The task: Where a line holds the word "this", copy that line.

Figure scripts
###
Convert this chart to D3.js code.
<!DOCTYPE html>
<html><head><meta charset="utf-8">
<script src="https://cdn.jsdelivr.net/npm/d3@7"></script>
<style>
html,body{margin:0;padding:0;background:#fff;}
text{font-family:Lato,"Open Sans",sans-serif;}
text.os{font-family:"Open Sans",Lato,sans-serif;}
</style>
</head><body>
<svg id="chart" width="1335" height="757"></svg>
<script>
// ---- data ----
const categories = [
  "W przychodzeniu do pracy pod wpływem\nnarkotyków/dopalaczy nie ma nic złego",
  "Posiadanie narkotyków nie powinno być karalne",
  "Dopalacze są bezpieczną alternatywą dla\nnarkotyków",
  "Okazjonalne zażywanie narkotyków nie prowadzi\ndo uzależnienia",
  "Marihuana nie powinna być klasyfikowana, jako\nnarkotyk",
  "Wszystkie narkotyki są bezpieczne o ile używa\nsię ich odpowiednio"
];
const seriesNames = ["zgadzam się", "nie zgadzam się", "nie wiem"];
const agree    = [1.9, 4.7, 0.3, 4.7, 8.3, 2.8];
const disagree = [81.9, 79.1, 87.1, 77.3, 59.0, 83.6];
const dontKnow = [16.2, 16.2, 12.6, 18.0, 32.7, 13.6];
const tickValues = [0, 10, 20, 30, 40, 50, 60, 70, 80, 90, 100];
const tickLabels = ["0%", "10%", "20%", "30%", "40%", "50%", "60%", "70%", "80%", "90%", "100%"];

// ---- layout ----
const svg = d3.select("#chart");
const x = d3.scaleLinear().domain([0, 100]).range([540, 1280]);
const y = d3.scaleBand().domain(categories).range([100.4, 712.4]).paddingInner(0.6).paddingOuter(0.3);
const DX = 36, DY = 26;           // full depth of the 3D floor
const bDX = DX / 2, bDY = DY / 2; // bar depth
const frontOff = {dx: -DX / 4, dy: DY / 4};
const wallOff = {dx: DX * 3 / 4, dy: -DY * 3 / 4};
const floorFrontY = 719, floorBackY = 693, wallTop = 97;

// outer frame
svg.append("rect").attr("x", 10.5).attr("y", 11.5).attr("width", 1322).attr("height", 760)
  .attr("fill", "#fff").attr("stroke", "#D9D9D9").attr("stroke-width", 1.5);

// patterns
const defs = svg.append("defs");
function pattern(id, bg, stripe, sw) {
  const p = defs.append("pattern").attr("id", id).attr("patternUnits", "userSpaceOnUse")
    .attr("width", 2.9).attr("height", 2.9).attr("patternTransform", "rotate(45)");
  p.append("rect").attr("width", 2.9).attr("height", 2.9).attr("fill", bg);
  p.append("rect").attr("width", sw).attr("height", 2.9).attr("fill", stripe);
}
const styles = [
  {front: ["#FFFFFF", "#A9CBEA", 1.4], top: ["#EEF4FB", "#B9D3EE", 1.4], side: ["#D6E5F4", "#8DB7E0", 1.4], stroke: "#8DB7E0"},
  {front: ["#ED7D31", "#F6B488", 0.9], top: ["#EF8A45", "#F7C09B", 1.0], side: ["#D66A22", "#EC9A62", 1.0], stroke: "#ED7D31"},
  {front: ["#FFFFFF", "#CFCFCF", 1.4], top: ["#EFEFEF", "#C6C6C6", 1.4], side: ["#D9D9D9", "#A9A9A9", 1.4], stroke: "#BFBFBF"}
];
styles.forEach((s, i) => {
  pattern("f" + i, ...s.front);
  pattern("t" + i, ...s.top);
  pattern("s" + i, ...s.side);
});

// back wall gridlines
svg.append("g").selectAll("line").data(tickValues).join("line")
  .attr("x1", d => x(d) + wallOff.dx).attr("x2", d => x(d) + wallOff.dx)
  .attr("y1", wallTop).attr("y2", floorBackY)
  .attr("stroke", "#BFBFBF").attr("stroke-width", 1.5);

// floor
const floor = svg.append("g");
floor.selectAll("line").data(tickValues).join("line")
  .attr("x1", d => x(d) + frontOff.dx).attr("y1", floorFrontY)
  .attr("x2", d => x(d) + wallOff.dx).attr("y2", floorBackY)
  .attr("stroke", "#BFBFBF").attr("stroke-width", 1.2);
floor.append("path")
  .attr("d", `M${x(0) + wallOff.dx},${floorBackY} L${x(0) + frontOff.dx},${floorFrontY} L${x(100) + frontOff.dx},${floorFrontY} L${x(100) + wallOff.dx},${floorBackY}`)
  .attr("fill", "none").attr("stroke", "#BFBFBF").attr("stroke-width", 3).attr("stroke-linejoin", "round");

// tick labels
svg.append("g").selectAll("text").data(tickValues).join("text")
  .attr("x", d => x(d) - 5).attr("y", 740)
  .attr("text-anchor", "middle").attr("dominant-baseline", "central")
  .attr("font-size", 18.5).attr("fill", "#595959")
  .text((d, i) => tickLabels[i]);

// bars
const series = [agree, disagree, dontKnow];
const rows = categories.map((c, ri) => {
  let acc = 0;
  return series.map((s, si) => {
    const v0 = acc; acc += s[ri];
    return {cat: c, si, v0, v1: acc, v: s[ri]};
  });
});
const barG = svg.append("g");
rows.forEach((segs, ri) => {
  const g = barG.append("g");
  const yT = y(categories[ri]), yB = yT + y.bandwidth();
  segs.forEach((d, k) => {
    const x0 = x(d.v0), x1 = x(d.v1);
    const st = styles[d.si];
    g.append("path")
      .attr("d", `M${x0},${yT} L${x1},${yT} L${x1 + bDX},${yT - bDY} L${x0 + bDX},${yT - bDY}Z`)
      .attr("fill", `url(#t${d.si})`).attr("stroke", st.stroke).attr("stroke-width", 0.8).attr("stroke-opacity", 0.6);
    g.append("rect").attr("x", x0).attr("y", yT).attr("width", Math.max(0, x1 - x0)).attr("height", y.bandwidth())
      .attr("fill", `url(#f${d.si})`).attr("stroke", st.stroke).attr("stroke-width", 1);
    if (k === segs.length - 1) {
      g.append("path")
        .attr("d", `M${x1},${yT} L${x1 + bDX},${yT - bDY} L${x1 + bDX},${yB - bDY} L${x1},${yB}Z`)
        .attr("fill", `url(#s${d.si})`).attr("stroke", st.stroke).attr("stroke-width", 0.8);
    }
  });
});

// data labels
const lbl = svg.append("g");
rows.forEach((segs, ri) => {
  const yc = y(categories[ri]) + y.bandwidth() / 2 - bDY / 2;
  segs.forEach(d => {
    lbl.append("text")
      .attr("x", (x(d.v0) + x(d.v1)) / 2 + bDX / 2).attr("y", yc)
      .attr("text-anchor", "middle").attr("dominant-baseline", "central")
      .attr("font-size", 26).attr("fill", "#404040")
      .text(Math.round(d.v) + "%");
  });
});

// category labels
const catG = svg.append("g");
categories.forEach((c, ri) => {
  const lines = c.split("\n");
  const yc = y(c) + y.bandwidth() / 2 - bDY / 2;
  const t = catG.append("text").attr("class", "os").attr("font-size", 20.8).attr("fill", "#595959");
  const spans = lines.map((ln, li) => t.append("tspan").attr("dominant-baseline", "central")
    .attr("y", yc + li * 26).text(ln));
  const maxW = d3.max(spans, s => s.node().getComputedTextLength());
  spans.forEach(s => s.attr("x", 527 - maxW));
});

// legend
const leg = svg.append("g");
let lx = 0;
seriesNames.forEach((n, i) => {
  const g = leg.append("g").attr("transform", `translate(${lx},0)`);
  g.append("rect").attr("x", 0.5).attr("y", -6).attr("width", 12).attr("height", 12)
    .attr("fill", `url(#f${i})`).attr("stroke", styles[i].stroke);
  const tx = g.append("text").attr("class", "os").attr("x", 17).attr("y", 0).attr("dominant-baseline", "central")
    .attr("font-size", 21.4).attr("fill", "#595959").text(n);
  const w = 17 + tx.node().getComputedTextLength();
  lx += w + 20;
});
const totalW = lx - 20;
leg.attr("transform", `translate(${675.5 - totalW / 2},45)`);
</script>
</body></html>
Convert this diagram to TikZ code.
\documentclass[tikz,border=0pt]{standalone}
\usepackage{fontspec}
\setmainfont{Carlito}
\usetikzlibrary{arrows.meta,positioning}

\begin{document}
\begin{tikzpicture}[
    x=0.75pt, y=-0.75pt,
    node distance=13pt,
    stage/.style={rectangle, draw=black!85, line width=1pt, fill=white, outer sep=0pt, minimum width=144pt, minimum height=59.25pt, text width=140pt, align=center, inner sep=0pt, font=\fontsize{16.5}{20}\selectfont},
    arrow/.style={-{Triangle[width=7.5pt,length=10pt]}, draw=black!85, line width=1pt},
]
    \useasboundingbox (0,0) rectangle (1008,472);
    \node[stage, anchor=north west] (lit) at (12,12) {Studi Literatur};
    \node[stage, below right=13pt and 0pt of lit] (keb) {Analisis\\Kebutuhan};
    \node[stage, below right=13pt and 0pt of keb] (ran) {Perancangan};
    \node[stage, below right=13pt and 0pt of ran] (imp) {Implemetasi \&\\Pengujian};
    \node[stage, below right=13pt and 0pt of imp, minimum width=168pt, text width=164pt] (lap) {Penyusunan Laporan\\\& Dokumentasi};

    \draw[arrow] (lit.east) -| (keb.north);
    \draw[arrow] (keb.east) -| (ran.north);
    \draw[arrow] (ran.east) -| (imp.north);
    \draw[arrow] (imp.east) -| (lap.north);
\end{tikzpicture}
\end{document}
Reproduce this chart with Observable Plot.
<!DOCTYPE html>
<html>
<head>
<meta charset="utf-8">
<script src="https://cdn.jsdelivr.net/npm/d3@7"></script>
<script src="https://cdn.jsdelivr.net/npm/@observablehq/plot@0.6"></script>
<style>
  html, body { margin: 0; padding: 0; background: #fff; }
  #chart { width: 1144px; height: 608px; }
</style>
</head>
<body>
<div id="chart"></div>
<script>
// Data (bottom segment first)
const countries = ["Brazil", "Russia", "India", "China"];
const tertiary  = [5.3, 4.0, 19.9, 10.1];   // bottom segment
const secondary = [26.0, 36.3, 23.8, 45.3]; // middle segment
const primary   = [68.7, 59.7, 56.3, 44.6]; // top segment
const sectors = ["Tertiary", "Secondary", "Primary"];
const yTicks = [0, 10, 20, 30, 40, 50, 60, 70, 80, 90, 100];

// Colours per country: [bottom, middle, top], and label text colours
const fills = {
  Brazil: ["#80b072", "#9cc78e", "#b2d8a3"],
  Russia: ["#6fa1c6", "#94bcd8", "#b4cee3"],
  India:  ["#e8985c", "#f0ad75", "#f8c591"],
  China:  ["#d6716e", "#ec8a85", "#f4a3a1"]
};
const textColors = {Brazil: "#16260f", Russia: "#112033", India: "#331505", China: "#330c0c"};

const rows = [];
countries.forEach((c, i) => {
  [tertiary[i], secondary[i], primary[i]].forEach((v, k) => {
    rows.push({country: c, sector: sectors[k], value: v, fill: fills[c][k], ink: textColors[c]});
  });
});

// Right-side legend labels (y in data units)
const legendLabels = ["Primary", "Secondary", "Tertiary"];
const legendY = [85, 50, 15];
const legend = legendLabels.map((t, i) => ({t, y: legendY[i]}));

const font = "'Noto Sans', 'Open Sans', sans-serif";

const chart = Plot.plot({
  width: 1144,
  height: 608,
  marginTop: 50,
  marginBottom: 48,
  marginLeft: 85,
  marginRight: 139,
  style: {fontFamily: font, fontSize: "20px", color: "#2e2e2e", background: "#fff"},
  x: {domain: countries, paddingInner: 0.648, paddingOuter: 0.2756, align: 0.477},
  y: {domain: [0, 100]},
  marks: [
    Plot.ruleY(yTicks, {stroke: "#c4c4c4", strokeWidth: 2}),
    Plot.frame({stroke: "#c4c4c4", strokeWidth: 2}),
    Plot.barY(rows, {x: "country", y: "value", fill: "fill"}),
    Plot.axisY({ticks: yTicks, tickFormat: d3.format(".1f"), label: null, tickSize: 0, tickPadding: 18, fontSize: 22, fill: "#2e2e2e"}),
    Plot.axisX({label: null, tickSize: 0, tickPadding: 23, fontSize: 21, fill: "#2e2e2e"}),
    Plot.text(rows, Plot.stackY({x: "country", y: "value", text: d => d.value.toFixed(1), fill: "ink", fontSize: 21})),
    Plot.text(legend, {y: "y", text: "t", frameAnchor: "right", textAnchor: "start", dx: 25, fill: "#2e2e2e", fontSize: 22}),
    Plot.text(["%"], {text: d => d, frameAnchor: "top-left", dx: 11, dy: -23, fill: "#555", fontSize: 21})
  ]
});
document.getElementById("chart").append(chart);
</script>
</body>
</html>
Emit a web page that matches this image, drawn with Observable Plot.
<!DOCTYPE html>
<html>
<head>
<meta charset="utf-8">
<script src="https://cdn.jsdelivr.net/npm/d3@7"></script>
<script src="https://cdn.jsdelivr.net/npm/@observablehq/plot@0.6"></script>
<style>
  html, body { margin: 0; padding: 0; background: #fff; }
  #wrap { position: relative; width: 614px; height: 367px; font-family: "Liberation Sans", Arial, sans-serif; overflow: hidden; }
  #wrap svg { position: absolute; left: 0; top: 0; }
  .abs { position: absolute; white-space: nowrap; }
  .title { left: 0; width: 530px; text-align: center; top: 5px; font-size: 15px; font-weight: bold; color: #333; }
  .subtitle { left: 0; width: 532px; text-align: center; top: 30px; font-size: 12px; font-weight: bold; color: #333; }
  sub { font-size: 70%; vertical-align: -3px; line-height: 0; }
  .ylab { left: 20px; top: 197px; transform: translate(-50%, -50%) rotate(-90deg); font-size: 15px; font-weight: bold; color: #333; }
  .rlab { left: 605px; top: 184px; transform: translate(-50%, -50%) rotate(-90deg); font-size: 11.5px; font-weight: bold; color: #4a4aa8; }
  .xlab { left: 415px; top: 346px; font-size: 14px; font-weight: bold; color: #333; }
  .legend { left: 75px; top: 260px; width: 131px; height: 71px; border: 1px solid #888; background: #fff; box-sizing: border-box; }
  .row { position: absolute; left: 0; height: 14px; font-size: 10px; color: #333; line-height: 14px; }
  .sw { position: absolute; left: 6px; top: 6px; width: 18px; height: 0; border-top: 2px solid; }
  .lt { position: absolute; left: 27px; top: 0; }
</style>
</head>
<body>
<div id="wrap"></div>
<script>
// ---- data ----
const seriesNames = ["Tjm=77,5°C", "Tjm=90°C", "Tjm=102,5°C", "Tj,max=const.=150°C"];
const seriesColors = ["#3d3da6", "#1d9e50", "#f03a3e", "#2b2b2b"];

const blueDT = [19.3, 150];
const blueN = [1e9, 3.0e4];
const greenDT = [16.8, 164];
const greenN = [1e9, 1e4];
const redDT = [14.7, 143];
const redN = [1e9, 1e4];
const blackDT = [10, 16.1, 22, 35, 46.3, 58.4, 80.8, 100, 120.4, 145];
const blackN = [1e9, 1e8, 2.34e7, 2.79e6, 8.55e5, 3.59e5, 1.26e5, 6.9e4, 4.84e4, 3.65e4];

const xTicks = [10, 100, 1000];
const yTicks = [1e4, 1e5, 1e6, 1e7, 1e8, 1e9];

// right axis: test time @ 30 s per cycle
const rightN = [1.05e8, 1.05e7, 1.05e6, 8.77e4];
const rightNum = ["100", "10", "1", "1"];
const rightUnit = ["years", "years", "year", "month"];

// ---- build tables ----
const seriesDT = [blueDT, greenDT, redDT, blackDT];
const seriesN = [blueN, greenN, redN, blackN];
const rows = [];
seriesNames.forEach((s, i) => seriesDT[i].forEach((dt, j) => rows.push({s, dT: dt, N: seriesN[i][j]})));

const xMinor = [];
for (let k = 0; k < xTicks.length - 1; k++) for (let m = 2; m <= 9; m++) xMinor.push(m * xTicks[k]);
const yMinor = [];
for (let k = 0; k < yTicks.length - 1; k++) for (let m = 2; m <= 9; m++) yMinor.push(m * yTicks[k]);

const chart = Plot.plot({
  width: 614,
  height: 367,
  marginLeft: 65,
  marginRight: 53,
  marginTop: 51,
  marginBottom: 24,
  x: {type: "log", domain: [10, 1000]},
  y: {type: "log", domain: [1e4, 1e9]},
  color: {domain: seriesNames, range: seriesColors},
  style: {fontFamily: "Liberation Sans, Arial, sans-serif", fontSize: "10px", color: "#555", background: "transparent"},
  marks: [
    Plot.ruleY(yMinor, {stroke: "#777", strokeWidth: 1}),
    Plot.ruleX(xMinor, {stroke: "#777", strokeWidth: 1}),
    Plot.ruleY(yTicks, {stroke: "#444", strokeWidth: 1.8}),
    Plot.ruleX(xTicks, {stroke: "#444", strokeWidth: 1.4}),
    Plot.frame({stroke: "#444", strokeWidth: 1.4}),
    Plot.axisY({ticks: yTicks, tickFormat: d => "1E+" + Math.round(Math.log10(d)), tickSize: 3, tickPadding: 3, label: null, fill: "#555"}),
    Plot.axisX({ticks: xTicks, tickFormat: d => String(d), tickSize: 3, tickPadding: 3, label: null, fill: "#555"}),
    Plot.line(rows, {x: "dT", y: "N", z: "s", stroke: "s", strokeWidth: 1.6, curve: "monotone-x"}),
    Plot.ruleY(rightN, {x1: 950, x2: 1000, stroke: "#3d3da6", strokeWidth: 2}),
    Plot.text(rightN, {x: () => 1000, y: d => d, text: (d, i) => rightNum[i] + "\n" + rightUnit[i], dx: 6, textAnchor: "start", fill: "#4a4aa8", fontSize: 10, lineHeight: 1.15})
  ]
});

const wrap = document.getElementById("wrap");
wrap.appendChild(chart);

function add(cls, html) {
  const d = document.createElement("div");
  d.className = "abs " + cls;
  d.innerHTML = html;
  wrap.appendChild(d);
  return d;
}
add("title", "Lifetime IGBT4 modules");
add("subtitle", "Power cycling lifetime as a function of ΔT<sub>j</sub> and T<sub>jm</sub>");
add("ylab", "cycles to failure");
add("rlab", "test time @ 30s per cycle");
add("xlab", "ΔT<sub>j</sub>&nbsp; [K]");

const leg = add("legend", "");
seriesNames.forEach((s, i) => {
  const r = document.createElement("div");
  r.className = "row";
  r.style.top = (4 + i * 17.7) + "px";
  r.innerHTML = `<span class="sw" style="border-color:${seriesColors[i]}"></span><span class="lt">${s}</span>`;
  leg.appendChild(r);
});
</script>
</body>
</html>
###
Written solution:
Convert this chart to D3.js code.
Convert this diagram to TikZ code.
Reproduce this chart with Observable Plot.
Emit a web page that matches this image, drawn with Observable Plot.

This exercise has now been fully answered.